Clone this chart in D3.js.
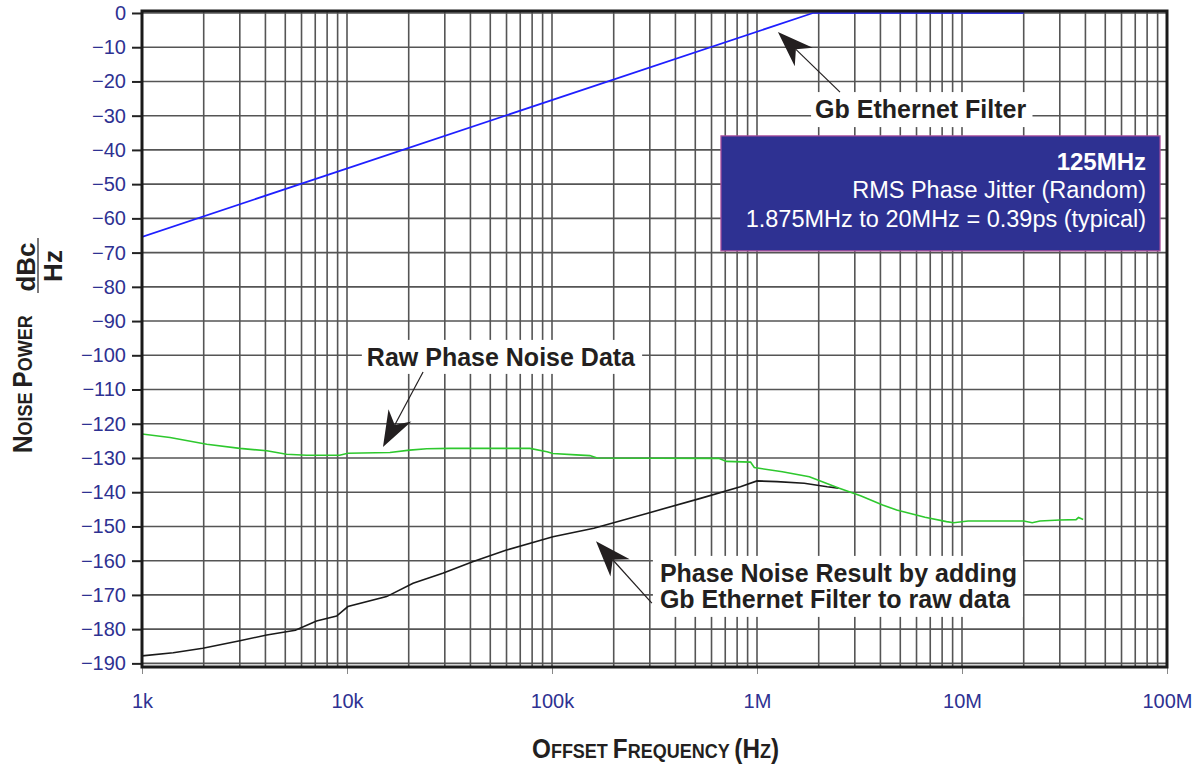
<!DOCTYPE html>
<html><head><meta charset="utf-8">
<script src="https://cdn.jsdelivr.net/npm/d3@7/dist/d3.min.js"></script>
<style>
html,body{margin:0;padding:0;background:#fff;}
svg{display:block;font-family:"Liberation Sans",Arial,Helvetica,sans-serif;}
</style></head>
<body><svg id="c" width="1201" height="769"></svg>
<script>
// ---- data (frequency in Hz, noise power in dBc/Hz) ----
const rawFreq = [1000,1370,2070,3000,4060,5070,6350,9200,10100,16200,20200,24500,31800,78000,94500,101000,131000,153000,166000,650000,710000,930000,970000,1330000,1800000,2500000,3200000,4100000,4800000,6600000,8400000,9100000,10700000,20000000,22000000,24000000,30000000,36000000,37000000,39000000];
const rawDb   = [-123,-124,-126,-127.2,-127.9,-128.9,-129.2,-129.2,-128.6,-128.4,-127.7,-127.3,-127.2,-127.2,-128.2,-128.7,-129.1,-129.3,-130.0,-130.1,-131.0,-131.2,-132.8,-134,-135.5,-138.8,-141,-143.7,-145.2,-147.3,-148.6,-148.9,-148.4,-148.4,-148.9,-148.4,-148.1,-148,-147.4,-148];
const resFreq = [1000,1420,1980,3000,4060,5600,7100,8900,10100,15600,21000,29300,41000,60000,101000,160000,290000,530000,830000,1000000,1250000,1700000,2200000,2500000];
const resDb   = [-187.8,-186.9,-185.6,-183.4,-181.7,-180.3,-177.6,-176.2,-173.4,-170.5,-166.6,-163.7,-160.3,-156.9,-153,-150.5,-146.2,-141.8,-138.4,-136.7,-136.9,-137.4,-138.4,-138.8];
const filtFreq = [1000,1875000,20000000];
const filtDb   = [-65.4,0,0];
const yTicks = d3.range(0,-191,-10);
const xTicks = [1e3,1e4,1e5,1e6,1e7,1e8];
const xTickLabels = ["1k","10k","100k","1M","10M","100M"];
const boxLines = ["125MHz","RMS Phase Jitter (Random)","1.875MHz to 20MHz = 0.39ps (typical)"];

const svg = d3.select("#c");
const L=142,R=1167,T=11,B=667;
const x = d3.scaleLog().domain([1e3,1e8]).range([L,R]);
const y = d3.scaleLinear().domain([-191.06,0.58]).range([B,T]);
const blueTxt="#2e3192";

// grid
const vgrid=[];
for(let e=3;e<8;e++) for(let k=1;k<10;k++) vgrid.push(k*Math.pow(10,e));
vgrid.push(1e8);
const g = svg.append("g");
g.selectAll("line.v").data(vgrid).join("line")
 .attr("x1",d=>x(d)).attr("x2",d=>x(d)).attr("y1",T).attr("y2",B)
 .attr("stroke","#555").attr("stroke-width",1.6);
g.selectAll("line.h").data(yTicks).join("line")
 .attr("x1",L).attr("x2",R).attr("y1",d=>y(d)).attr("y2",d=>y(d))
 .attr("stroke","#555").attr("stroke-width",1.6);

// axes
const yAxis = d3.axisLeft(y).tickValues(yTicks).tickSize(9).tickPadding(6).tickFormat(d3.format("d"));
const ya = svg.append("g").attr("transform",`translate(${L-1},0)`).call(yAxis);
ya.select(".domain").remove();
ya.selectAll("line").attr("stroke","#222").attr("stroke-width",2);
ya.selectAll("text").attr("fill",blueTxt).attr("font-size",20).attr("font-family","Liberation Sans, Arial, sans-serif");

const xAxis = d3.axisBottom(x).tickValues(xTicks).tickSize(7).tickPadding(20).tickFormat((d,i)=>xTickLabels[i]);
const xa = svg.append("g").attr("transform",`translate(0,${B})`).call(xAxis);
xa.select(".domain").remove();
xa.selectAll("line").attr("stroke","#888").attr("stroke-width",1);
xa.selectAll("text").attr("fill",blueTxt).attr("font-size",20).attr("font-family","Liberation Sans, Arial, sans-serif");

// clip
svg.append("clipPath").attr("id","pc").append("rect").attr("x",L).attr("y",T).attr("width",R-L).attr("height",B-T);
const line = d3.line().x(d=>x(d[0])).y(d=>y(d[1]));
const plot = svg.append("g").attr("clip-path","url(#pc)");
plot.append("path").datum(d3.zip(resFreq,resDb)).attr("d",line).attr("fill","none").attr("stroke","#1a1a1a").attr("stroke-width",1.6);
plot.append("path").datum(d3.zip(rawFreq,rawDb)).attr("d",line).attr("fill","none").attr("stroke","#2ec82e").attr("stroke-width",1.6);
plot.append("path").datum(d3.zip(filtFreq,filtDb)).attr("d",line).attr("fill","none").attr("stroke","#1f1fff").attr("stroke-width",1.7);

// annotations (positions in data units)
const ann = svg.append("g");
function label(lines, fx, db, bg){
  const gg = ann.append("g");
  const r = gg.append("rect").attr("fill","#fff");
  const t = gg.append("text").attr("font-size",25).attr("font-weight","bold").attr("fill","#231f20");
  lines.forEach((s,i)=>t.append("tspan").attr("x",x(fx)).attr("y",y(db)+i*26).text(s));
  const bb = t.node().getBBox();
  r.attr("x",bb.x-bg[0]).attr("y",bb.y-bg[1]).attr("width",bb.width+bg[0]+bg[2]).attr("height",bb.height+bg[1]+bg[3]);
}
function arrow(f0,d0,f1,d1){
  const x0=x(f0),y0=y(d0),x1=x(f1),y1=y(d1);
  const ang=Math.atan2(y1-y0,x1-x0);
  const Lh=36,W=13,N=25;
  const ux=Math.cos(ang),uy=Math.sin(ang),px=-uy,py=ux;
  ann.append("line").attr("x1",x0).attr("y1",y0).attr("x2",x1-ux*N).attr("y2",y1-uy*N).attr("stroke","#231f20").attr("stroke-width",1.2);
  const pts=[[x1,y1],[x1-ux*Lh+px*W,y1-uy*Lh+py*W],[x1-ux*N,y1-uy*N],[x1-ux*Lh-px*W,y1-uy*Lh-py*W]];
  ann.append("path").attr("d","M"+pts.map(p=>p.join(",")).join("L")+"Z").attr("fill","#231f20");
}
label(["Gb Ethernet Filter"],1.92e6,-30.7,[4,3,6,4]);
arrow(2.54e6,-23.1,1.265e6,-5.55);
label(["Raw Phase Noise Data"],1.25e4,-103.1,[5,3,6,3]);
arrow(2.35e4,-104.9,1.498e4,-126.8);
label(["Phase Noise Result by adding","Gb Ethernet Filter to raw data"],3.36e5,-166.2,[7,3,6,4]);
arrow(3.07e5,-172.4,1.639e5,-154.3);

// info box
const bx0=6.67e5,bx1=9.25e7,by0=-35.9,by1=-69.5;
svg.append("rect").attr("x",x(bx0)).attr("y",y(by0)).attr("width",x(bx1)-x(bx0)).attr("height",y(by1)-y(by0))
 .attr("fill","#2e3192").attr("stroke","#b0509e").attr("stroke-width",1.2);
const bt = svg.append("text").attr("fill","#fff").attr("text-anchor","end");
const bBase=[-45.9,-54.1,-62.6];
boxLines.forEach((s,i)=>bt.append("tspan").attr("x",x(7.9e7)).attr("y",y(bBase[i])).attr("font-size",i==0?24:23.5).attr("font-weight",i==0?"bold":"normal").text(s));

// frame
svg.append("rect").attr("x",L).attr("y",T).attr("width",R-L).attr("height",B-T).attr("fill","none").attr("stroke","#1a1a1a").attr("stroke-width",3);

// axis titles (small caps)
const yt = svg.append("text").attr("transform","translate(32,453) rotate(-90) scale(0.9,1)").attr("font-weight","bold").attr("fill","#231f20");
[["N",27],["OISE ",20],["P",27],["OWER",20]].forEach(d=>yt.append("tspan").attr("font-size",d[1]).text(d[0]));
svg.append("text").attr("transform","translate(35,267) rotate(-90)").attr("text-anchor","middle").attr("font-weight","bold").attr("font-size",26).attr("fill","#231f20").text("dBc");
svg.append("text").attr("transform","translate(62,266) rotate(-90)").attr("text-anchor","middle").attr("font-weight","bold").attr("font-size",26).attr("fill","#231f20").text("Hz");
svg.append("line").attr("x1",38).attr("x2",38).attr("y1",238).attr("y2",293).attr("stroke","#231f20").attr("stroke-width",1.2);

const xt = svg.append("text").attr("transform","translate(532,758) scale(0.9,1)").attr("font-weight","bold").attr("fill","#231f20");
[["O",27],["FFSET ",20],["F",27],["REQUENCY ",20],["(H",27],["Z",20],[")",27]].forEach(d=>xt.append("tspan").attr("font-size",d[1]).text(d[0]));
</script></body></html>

_____

EXERCISE INSTRUCTIONS: Repeat the listing above up to and including the line with "20MHz = 0.39ps", starting from its first line. Drop any pictures.

RESULT OF THIS EXERCISE:
Clone this chart in D3.js.
<!DOCTYPE html>
<html><head><meta charset="utf-8">
<script src="https://cdn.jsdelivr.net/npm/d3@7/dist/d3.min.js"></script>
<style>
html,body{margin:0;padding:0;background:#fff;}
svg{display:block;font-family:"Liberation Sans",Arial,Helvetica,sans-serif;}
</style></head>
<body><svg id="c" width="1201" height="769"></svg>
<script>
// ---- data (frequency in Hz, noise power in dBc/Hz) ----
const rawFreq = [1000,1370,2070,3000,4060,5070,6350,9200,10100,16200,20200,24500,31800,78000,94500,101000,131000,153000,166000,650000,710000,930000,970000,1330000,1800000,2500000,3200000,4100000,4800000,6600000,8400000,9100000,10700000,20000000,22000000,24000000,30000000,36000000,37000000,39000000];
const rawDb   = [-123,-124,-126,-127.2,-127.9,-128.9,-129.2,-129.2,-128.6,-128.4,-127.7,-127.3,-127.2,-127.2,-128.2,-128.7,-129.1,-129.3,-130.0,-130.1,-131.0,-131.2,-132.8,-134,-135.5,-138.8,-141,-143.7,-145.2,-147.3,-148.6,-148.9,-148.4,-148.4,-148.9,-148.4,-148.1,-148,-147.4,-148];
const resFreq = [1000,1420,1980,3000,4060,5600,7100,8900,10100,15600,21000,29300,41000,60000,101000,160000,290000,530000,830000,1000000,1250000,1700000,2200000,2500000];
const resDb   = [-187.8,-186.9,-185.6,-183.4,-181.7,-180.3,-177.6,-176.2,-173.4,-170.5,-166.6,-163.7,-160.3,-156.9,-153,-150.5,-146.2,-141.8,-138.4,-136.7,-136.9,-137.4,-138.4,-138.8];
const filtFreq = [1000,1875000,20000000];
const filtDb   = [-65.4,0,0];
const yTicks = d3.range(0,-191,-10);
const xTicks = [1e3,1e4,1e5,1e6,1e7,1e8];
const xTickLabels = ["1k","10k","100k","1M","10M","100M"];
const boxLines = ["125MHz","RMS Phase Jitter (Random)","1.875MHz to 20MHz = 0.39ps (typical)"];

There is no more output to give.